Money Makes a Difference in Equitable Education


Money—that unavoidable topic—is the subject of a new NWREL publication, How Money Matters to School Performance: Four Points Policymakers Should Know, by Susan Mosborg. This brief but wide-ranging synthesis of current research in the field looks at how schools spend money, how money relates to performance, the relationship between money and the opportunity to learn, and the declining role of the state in school funding.

Regarding how money matters to school performance, Mosborg discusses four points policymakers should know. First, money is related to student learning outcomes, but the dynamics of human learning mean there is no one-to-one correlation.

Learning is complex, Mosborg notes. It is not strongly linked to single variables, but results from the interaction of many. For instance, learning can be enhanced when teachers can do planning and problem-solving with other teachers, when students can interact with other students in learning activities, and when children have access to resources outside the school.

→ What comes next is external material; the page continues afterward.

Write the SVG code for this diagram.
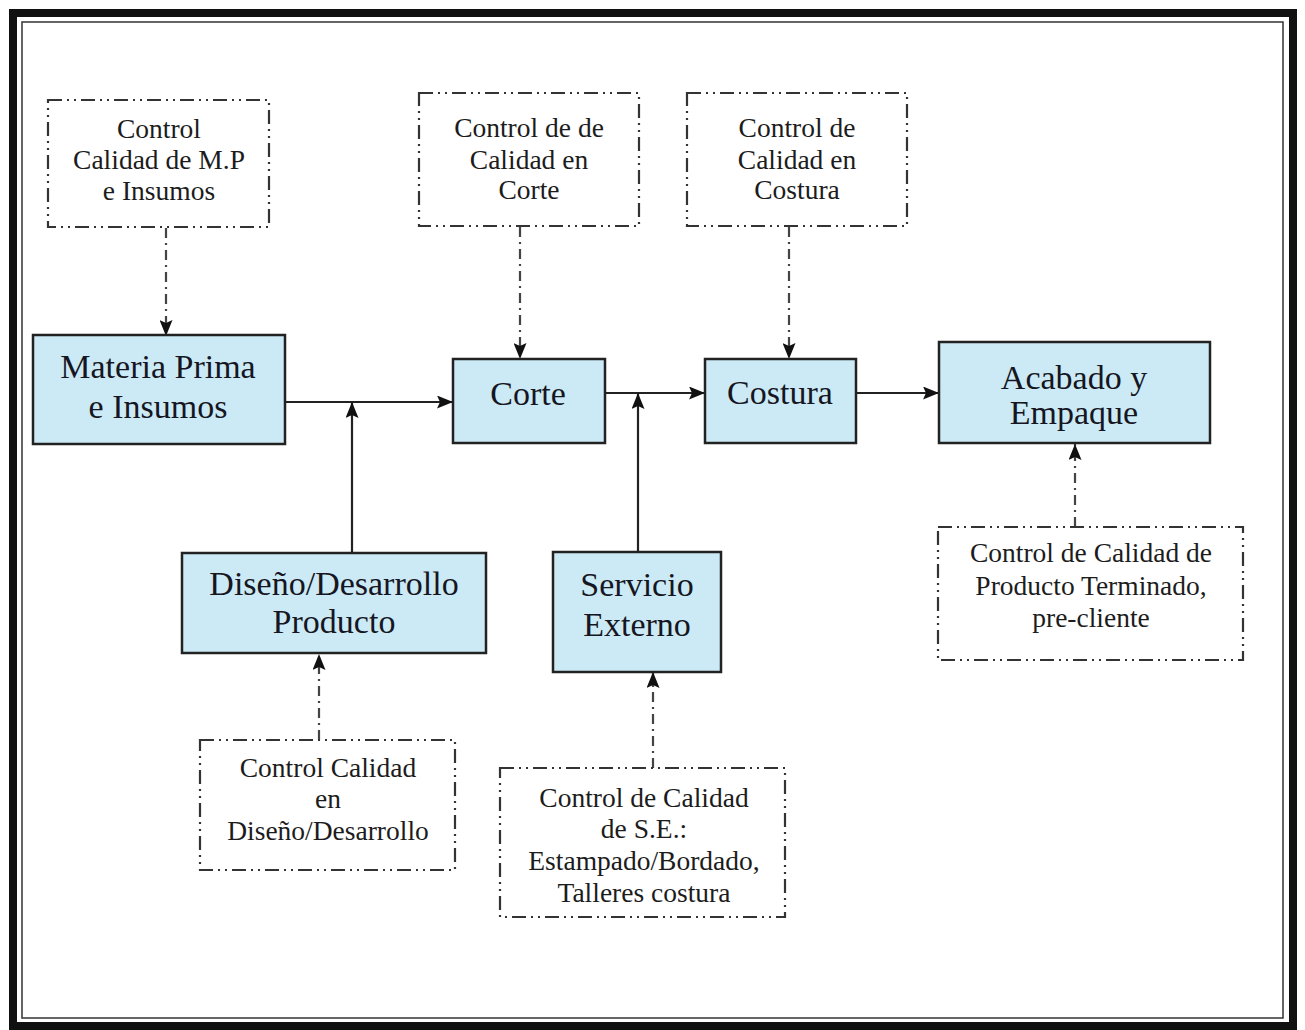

While early studies claimed no link between expenditures and results such as achievement test scores, Mosberg looks at issues that should be taken into account in measuring the effect of spending. For instance, the money may have been spent, but did resources actually reach the student in the form of the opportunity to learn? Differences in student need are another important factor which affects the impact the resources will have. Recent studies show per-pupil expenditures do have an effect on achievement when researchers control for variables such as district per-capita income, amount of time spent watching television, racial and ethnic diversity, and other factors.

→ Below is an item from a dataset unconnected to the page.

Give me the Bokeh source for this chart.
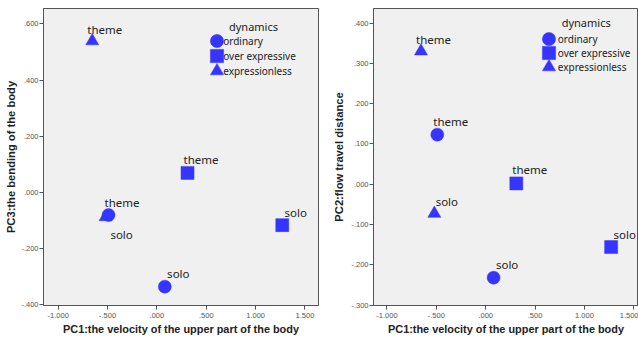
from bokeh.plotting import figure
from bokeh.models import Range1d, Legend, LegendItem, Label, ColumnDataSource, FixedTicker
from bokeh.layouts import row
from bokeh.core.properties import value
from bokeh.embed import file_html
from bokeh.resources import INLINE

# ---- data ----
dynamics_levels = ["ordinary", "over expressive", "expressionless"]
point_dynamics = ["ordinary", "ordinary", "over expressive", "over expressive",
                  "expressionless", "expressionless"]
point_section = ["theme", "solo", "theme", "solo", "theme", "solo"]
pc1 = [-0.49, 0.08, 0.31, 1.27, -0.655, -0.52]
pc2 = [0.123, -0.232, 0.002, -0.156, 0.330, -0.073]
pc3 = [-0.080, -0.335, 0.070, -0.116, 0.539, -0.087]

x_ticks = [-1.0, -0.5, 0.0, 0.5, 1.0, 1.5]
x_tick_labels = ["-1.000", "-.500", ".000", ".500", "1.000", "1.500"]
pc3_ticks = [-0.4, -0.2, 0.0, 0.2, 0.4, 0.6]
pc3_tick_labels = ["-.400", "-.200", ".000", ".200", ".400", ".600"]
pc2_ticks = [-0.3, -0.2, -0.1, 0.0, 0.1, 0.2, 0.3, 0.4]
pc2_tick_labels = ["-.300", "-.200", "-.100", ".000", ".100", ".200", ".300", ".400"]

x_axis_title = "PC1:the velocity of the upper part of the body"
pc3_axis_title = "PC3:the bending of the body"
pc2_axis_title = "PC2:flow travel distance"
legend_title = "dynamics"

# ---- style ----
BLUE = "#3535ff"
TXT = "#222222"
markers = {"ordinary": "circle", "over expressive": "square", "expressionless": "triangle"}
draw_order = ["expressionless", "over expressive", "ordinary"]
left_label_dx = [13.5, 13.5, 13.5, 13.5, 12.5, 16.0]
left_label_dy = [-13, -13, -13, -13, -12, 18]
right_label_dx = [13.5, 13.5, 13.5, 13.5, 12.5, 12.5]
right_label_dy = [-13.5, -13, -13.5, -13, -12, -12]
GLYPH_BOX = 33  # legend marker drawn at 0.4 * box


def make_panel(yvals, yticks, ytick_labels, ytitle, xr, yr, width, border_left,
               border_right, border_top, dx, dy, key_x, key_ys, text_x, title_pos,
               ylabel_standoff):
    p = figure(width=width, height=337, x_range=Range1d(*xr), y_range=Range1d(*yr),
               output_backend="svg", toolbar_location=None,
               min_border_left=border_left, min_border_right=border_right,
               min_border_top=border_top, min_border_bottom=30)
    p.background_fill_color = "#f0f0f0"
    p.border_fill_color = "white"
    p.outline_line_color = "#555555"
    p.grid.visible = False

    rmap = {}
    for lvl in draw_order:
        idx = [i for i, d in enumerate(point_dynamics) if d == lvl]
        src = ColumnDataSource(dict(x=[pc1[i] for i in idx], y=[yvals[i] for i in idx]))
        rmap[lvl] = p.scatter("x", "y", source=src, marker=markers[lvl], size=13,
                              fill_color=BLUE, line_color=BLUE, line_width=0.5)

    lsrc = ColumnDataSource(dict(x=pc1, y=yvals, t=point_section, dx=dx, dy=dy))
    p.text(x="x", y="y", text="t", source=lsrc, x_offset="dx", y_offset="dy",
           text_align="center", text_baseline="middle",
           text_font=value("Noto Sans"), text_font_size="11.5px", text_color=TXT)

    # legend: one key per level, text as labels beside it
    for lvl, ky in zip(dynamics_levels, key_ys):
        leg = Legend(items=[LegendItem(label=value(""), renderers=[rmap[lvl]])],
                     location=(key_x - GLYPH_BOX / 2, ky - GLYPH_BOX / 2),
                     glyph_width=GLYPH_BOX, glyph_height=GLYPH_BOX,
                     label_standoff=0, label_width=0, padding=0, margin=0,
                     border_line_color=None, background_fill_alpha=0)
        p.add_layout(leg)
        p.add_layout(Label(x=text_x, y=ky, x_units="screen", y_units="screen",
                           text=lvl, text_align="left", text_baseline="middle",
                           text_font="Noto Sans", text_font_size="10px", text_color=TXT))
    p.add_layout(Label(x=title_pos[0], y=title_pos[1], x_units="screen", y_units="screen",
                       text=legend_title, text_align="center", text_baseline="middle",
                       text_font="Noto Sans", text_font_size="11px", text_color=TXT))

    p.xaxis.ticker = FixedTicker(ticks=x_ticks)
    p.xaxis.major_label_overrides = dict(zip(x_ticks, x_tick_labels))
    p.yaxis.ticker = FixedTicker(ticks=yticks)
    p.yaxis.major_label_overrides = dict(zip(yticks, ytick_labels))
    p.xaxis.axis_label = x_axis_title
    p.yaxis.axis_label = ytitle
    for ax in (p.xaxis[0], p.yaxis[0]):
        ax.major_tick_out = 4
        ax.major_tick_in = 0
        ax.minor_tick_out = 0
        ax.minor_tick_in = 0
        ax.axis_line_color = "#555555"
        ax.major_tick_line_color = "#555555"
        ax.major_label_text_font = "Liberation Sans"
        ax.major_label_text_font_size = "7.5px"
        ax.major_label_text_color = "#555555"
        ax.axis_label_text_font = "Liberation Sans"
        ax.axis_label_text_font_style = "bold"
        ax.axis_label_text_color = TXT
    p.xaxis.major_label_standoff = 3
    p.xaxis.axis_label_standoff = 2
    p.xaxis.axis_label_text_font_size = "10.9px"
    p.yaxis.major_label_standoff = 1
    p.yaxis.axis_label_standoff = ylabel_standoff
    p.yaxis.axis_label_text_font_size = "11.2px"
    return p


p1 = make_panel(pc3, pc3_ticks, pc3_tick_labels, pc3_axis_title,
                (-1.149, 1.637), (-0.402, 0.655), 330, 43, 12, 8,
                left_label_dx, left_label_dy,
                173, (265, 249.3, 235), 179.7, (210, 279), 1)
p2 = make_panel(pc2, pc2_ticks, pc2_tick_labels, pc2_axis_title,
                (-1.136, 1.547), (-0.301, 0.436), 308, 41, 0, 6,
                right_label_dx, right_label_dy,
                175.7, (267, 252.7, 238.7), 184.3, (212.7, 283), 3)

layout = row(p1, p2)
open("out.html", "w").write(file_html(layout, INLINE))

Finally, education is a labor- intensive endeavor, not greatly affected by improvements in technology. As the result of increasing numbers of special education students, health care costs, court decisions, regulations, and changing social conditions the cost of education has increased over the last 20 years.

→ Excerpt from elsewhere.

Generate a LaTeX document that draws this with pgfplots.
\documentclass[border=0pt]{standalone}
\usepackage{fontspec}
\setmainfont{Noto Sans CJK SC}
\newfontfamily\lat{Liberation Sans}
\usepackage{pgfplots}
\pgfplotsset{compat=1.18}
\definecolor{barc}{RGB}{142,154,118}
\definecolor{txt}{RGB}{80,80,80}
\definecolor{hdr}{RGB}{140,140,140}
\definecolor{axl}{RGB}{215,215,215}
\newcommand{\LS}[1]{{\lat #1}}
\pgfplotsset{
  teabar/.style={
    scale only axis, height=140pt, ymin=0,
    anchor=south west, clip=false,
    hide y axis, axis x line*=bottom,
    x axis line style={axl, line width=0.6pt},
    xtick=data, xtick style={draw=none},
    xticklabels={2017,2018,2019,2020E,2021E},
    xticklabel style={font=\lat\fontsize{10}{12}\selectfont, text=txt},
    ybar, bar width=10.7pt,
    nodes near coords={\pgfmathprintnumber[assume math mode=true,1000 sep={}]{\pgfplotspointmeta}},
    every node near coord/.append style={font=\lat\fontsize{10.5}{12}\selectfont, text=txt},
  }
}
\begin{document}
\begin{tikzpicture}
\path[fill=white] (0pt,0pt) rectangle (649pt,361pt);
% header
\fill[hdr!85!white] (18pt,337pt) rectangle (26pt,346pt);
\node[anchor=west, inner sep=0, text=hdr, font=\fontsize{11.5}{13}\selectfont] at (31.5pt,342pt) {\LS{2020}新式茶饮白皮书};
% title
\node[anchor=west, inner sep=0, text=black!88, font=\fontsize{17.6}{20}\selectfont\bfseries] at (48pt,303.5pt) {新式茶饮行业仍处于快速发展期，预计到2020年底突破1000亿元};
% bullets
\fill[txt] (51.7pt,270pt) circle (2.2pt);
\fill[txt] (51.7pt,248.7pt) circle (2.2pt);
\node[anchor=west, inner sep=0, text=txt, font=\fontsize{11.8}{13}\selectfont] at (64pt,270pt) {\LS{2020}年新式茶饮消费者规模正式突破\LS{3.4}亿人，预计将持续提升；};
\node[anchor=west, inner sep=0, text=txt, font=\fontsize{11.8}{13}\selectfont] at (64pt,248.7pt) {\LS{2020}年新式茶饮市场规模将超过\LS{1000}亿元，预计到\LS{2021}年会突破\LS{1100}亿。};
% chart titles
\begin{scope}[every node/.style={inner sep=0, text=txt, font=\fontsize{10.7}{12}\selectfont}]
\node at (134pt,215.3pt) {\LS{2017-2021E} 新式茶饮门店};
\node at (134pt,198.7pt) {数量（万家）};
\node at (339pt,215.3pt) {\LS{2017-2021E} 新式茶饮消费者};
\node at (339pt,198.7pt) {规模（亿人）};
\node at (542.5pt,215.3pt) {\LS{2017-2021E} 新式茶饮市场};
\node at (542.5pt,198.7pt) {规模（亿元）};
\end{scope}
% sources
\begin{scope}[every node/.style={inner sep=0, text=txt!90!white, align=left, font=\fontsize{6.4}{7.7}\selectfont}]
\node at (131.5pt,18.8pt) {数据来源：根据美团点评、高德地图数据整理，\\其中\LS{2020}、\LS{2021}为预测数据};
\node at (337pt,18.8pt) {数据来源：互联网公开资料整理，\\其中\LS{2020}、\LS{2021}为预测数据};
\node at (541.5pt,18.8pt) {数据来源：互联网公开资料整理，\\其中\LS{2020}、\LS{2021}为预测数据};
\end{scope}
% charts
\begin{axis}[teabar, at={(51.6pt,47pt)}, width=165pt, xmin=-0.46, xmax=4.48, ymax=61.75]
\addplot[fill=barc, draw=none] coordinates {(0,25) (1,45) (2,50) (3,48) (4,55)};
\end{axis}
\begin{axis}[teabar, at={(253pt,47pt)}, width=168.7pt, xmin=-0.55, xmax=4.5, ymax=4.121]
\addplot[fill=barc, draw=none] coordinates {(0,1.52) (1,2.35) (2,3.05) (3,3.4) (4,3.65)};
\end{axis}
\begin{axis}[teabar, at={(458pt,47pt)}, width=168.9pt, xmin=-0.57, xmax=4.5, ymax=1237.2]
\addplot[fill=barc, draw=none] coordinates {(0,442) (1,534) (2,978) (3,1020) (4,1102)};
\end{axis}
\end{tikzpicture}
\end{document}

A second issue Mosborg discusses points out that school districts spend their money in remarkably consistent proportions regardless of their wealth, and the bulk goes to instructional services. However, large differences in wealth and student need across schools and districts strongly affect performance.

In this section, Mosborg makes the case for compensatory rather than equitable funding. School districts, whether rich or poor, spend about 60 percent of their money on instruction. However, this 60 percent does not go as far in poor communities because they have fewer dollars per pupil to spend (even when federal and state dollars are included), and they must spend more of that money addressing special needs. Equal amounts of money do not necessarily buy the same resources. For instance, even when teacher salaries are equal, higher socioeconomic districts are more successful in attracting the most qualified teachers.

The third issue Mosborg addresses is how money relates to opportunities to learn. A chief way money matters is by maximizing a wide range of opportunities to learn, she notes. New knowledge about teaching and learning points to the importance of strategic investments as well as funding the basics if more children are to learn and perform at high levels.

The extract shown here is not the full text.